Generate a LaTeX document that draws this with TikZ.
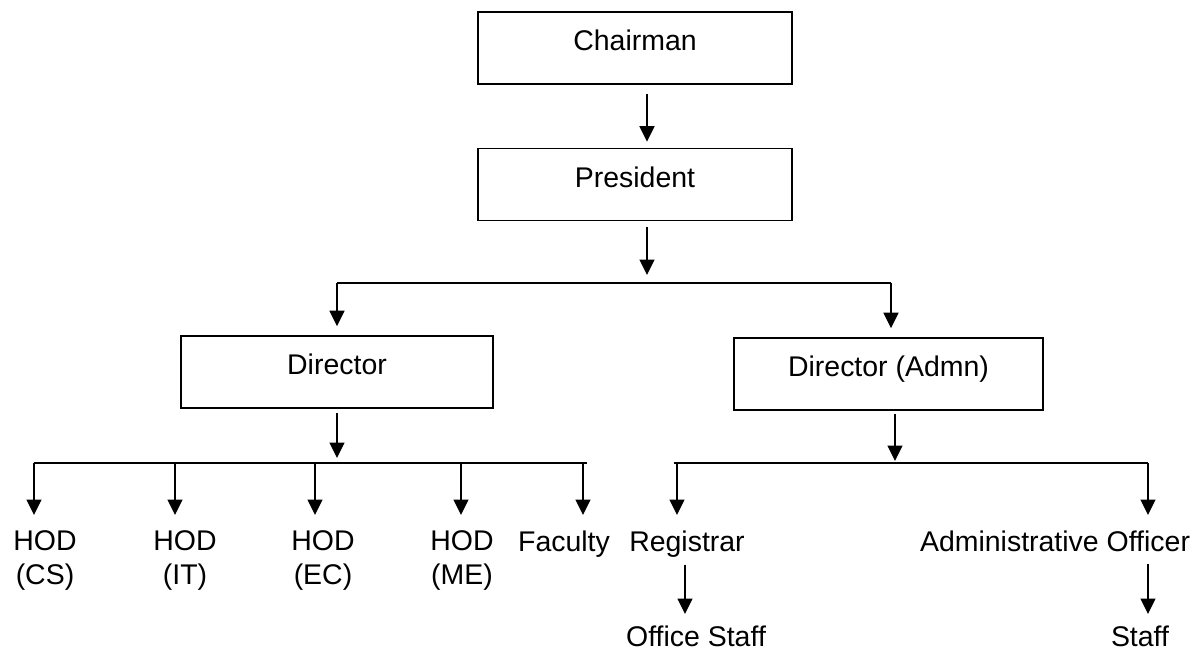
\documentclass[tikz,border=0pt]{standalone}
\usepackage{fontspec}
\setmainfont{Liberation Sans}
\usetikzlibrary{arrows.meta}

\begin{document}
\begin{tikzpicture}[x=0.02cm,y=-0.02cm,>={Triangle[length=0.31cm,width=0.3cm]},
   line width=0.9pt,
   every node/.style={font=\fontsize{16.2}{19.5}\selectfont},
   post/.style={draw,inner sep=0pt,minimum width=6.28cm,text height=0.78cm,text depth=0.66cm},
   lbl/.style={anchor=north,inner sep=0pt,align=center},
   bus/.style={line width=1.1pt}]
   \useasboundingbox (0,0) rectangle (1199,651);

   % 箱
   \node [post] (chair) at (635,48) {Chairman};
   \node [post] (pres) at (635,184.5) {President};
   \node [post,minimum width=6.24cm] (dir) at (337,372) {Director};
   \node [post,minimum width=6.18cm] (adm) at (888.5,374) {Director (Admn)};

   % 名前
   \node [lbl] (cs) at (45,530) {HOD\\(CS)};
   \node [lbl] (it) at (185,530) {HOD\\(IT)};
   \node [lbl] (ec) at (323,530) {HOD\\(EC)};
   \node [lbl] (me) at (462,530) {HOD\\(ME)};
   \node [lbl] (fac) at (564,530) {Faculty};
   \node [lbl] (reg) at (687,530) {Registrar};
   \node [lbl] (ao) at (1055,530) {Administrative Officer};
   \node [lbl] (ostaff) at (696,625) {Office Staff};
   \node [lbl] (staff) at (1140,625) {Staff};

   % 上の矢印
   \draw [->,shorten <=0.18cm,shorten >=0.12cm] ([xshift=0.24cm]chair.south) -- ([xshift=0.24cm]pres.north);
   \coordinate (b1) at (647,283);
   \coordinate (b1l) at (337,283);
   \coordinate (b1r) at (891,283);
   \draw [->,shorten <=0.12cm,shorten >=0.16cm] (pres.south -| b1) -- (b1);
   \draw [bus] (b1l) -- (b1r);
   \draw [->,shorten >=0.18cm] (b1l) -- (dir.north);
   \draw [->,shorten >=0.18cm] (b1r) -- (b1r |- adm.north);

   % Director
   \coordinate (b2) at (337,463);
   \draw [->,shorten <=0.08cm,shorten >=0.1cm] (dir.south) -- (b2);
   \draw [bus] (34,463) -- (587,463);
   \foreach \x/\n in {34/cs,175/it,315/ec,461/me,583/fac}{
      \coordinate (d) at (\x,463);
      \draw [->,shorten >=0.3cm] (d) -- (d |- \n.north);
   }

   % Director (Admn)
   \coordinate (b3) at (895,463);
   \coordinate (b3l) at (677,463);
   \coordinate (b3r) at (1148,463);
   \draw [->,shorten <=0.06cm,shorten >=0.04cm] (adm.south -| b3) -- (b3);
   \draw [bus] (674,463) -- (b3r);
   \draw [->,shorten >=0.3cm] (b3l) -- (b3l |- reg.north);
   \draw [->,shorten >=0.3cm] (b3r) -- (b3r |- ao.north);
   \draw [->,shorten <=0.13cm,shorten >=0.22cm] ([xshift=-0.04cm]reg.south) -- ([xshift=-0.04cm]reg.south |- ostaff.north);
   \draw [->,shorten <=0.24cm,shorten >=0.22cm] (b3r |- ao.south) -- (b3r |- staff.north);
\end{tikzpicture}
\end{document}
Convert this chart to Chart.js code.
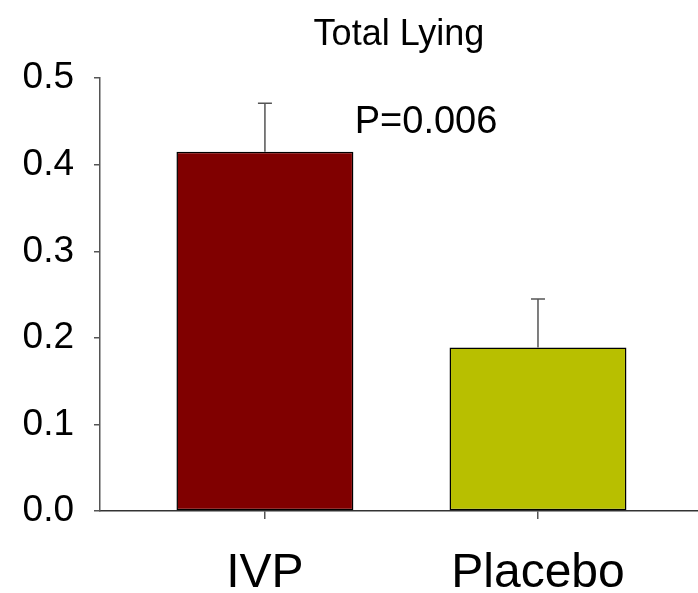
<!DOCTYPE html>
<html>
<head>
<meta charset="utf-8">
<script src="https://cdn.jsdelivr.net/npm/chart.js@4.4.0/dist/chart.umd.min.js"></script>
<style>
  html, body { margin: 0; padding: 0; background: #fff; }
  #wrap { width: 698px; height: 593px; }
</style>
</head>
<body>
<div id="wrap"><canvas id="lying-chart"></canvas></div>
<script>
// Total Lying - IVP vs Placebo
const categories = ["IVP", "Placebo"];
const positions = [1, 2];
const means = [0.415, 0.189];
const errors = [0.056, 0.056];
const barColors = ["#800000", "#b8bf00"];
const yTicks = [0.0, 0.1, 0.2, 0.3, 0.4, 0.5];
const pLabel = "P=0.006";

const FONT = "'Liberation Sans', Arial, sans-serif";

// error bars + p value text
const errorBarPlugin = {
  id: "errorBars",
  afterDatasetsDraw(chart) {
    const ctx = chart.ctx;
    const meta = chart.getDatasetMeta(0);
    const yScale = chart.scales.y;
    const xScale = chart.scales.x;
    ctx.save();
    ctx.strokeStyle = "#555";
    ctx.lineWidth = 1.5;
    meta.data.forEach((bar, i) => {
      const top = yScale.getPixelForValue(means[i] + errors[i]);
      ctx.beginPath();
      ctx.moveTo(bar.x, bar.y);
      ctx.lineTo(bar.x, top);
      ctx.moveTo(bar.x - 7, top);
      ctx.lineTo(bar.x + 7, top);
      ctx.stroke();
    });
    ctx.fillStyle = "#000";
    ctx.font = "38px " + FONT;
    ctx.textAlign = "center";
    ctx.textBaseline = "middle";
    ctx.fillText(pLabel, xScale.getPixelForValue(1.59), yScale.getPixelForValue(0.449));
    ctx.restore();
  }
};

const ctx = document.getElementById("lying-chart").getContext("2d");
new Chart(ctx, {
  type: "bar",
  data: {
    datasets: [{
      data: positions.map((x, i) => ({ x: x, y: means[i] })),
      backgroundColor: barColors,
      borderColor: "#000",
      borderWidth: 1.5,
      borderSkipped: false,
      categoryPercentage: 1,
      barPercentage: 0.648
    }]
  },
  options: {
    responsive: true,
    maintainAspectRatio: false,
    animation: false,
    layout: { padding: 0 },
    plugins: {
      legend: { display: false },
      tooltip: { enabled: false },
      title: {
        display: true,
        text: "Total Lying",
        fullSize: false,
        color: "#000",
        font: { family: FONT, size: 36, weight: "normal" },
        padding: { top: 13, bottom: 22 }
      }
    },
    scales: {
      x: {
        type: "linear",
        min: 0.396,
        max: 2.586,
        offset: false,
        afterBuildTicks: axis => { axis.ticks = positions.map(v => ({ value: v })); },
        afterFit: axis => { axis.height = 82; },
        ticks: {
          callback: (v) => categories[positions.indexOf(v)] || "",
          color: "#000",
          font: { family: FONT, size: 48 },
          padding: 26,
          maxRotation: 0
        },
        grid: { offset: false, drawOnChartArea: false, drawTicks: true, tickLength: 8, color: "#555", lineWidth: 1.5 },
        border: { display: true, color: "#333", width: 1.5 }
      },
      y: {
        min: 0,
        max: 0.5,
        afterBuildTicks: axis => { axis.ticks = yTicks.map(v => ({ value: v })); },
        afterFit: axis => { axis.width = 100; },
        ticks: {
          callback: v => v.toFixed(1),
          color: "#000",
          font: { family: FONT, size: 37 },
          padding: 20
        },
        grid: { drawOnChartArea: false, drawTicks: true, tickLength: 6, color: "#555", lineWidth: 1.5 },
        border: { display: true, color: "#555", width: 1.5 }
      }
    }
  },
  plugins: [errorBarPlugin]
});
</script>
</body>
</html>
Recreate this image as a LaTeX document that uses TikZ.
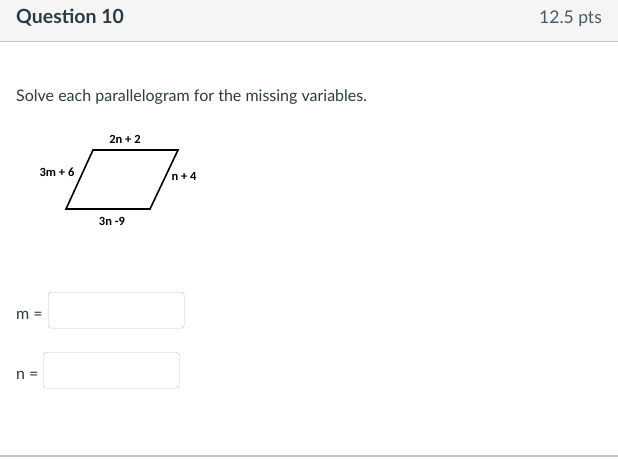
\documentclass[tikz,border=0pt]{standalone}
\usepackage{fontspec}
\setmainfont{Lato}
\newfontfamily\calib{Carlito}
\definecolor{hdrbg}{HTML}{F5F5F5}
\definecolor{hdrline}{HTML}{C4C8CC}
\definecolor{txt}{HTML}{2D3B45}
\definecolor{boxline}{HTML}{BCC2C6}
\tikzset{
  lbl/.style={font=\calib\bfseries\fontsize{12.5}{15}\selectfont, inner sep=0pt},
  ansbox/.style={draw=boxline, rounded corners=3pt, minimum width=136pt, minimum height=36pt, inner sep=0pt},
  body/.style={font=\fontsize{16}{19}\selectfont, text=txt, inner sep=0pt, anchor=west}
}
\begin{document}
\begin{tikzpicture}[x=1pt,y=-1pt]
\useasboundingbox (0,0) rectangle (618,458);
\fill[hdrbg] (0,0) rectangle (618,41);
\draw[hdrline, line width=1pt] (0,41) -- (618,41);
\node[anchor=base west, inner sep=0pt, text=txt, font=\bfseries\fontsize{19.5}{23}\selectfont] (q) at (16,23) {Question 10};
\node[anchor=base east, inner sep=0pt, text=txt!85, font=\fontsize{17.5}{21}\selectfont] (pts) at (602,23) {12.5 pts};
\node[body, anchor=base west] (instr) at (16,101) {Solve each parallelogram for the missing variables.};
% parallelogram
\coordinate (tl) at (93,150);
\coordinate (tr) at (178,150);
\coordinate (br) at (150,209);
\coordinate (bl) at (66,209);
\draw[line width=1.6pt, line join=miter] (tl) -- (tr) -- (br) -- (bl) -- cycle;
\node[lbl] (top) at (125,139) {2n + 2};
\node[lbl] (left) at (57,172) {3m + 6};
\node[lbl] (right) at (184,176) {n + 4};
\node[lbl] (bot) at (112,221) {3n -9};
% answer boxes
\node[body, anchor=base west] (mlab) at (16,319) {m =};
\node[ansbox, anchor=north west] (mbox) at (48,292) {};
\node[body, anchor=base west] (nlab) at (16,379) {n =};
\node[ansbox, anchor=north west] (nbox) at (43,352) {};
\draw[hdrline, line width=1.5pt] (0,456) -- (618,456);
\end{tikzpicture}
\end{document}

Task to carry out:
Filter lines by "that" and return each hit.

The reply:
Generate a LaTeX document that draws this with TikZ.
Recreate this image as a LaTeX document that uses TikZ.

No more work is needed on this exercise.